| DIRECTION |
From the entries that follow, gather each line holding the word "this".
-=-=-=-=-
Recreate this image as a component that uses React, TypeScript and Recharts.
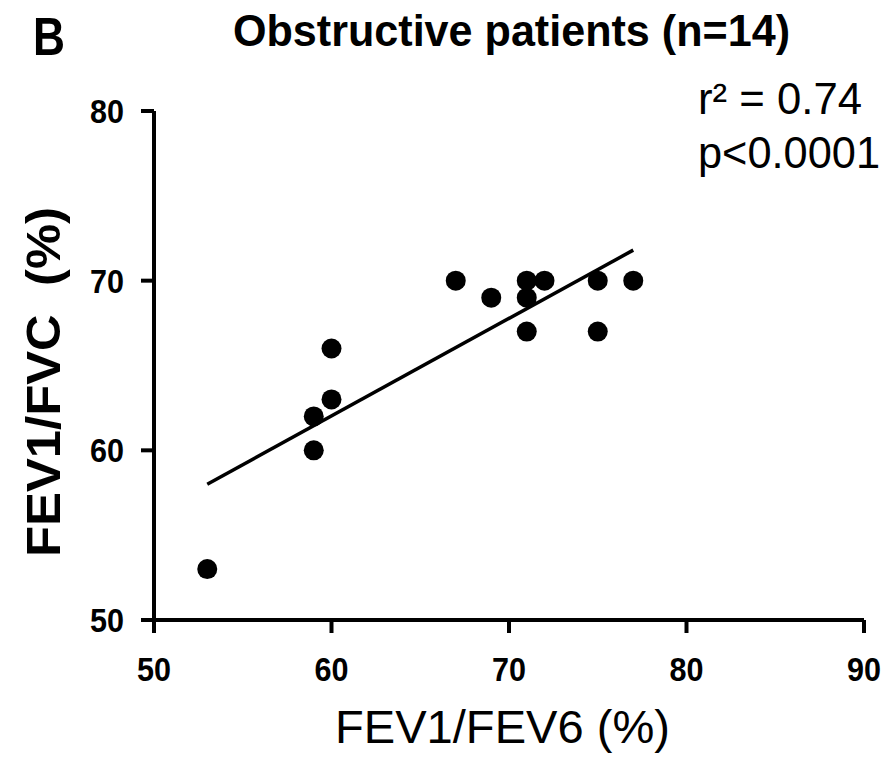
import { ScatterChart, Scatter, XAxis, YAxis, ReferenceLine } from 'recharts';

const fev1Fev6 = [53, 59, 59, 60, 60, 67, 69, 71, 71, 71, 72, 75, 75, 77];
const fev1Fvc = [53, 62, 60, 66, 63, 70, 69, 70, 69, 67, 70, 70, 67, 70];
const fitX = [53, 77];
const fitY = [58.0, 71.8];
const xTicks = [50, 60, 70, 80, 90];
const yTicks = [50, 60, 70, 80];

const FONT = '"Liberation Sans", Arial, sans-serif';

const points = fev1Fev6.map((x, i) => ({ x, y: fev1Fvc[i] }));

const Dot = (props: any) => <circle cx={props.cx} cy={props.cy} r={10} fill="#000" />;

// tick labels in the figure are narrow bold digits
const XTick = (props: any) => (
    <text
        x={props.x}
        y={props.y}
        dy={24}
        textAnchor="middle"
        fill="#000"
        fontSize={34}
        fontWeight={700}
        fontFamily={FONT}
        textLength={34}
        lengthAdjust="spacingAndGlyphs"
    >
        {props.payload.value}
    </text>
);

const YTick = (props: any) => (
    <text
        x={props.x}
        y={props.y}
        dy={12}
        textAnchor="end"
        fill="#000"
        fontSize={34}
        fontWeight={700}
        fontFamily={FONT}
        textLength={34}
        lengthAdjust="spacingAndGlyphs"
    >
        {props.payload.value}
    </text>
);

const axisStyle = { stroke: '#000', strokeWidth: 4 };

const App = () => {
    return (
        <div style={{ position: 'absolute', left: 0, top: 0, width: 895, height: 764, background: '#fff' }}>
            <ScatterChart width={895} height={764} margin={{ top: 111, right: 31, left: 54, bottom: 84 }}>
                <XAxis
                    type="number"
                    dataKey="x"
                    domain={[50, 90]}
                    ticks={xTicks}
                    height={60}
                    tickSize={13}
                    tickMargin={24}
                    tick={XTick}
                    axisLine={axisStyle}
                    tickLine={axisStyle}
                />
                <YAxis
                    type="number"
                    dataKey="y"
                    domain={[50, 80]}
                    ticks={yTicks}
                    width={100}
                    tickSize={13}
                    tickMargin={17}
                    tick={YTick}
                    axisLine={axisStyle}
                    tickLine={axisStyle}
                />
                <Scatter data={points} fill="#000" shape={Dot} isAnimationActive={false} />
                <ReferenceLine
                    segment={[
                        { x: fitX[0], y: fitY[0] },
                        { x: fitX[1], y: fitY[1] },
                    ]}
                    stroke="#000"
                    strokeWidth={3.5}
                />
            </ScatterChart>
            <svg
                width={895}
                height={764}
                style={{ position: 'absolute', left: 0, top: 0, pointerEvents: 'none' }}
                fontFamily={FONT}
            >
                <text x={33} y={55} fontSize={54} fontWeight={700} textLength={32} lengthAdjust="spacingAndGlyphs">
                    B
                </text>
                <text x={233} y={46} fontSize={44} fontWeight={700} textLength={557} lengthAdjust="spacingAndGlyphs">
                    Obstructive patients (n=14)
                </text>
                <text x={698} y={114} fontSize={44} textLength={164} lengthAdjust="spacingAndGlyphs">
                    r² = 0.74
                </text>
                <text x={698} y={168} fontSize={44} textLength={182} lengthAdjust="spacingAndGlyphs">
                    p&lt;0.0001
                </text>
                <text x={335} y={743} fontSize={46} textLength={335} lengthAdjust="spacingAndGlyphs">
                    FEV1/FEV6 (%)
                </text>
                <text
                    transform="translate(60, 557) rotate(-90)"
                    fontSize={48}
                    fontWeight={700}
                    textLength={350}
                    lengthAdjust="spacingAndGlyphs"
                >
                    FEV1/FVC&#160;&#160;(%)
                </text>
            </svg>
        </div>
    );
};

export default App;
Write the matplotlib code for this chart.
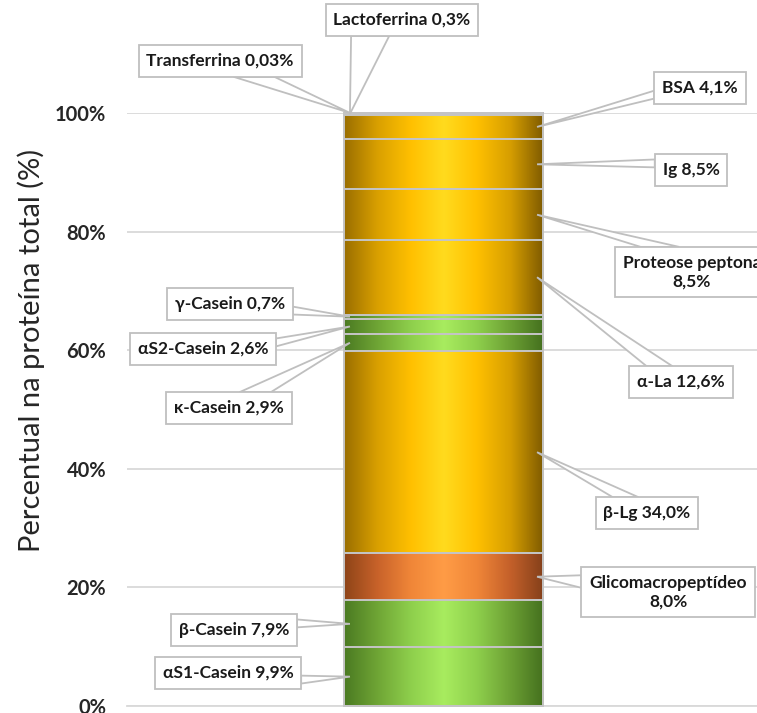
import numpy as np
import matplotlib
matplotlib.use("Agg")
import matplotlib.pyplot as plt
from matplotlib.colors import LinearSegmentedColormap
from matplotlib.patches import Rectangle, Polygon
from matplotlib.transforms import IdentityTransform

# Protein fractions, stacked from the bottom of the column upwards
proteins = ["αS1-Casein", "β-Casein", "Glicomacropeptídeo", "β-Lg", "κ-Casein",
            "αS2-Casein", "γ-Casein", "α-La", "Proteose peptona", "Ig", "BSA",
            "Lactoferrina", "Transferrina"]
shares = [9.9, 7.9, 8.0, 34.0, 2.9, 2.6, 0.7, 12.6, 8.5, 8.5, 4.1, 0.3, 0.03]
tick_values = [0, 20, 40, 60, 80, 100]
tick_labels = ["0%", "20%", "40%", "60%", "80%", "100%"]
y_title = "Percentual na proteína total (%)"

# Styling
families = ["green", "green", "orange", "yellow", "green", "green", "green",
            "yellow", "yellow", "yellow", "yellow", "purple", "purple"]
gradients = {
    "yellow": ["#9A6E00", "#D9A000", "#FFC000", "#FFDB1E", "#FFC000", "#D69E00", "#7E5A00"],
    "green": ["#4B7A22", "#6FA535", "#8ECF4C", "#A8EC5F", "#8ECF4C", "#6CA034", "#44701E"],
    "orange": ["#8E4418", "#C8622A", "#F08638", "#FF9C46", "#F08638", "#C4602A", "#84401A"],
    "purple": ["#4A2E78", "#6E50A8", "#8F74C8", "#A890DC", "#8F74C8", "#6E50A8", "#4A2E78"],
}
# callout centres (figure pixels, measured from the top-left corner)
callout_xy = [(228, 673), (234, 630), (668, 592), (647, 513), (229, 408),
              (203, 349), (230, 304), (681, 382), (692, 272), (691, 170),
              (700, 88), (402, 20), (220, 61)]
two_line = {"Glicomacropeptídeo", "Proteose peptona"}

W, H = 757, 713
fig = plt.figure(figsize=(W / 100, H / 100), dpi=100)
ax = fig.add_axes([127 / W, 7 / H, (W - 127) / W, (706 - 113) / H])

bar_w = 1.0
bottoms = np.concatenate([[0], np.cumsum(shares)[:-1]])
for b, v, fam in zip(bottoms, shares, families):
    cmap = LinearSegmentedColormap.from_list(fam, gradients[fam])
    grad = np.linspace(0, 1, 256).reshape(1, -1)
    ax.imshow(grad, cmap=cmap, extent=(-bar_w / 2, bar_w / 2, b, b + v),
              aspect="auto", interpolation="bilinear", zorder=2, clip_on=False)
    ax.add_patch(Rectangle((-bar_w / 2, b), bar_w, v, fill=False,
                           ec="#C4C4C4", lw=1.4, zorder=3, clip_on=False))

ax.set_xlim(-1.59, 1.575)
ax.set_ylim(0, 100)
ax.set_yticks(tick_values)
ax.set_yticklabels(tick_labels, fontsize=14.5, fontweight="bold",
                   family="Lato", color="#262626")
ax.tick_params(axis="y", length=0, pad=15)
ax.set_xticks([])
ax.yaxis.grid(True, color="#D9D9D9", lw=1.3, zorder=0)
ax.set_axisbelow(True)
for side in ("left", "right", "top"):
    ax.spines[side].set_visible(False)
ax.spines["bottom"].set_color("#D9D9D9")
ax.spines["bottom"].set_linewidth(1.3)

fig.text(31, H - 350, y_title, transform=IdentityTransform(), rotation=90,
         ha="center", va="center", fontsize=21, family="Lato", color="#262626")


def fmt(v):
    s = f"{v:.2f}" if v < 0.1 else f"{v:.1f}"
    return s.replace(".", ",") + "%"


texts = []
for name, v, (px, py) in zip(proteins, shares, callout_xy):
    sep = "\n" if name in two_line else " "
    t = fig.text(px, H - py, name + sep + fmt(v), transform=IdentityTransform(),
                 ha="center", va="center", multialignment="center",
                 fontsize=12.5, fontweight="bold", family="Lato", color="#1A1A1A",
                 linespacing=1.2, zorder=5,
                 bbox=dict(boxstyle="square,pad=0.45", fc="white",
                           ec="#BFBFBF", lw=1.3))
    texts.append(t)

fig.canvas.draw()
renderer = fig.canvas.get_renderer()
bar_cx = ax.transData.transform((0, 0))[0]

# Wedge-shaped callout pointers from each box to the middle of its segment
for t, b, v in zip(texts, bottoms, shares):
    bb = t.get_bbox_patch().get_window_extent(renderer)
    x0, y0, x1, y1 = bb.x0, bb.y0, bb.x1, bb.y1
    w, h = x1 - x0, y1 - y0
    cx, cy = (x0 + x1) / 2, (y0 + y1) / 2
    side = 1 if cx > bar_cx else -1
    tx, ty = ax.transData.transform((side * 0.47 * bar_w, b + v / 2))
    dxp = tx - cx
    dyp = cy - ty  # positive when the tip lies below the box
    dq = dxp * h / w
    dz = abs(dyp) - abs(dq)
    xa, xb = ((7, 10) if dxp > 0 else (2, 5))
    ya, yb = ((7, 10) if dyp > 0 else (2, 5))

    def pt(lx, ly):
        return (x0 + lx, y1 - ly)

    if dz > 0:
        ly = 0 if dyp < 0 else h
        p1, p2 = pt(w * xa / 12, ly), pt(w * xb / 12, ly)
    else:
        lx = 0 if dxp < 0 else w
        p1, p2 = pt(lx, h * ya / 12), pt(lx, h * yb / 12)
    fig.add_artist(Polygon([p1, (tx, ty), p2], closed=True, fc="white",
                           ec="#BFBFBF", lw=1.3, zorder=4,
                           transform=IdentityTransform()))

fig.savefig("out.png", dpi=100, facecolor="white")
-=-=-=-=-
| RESULT |
Recreate this image as a component that uses React, TypeScript and Recharts.
Write the matplotlib code for this chart.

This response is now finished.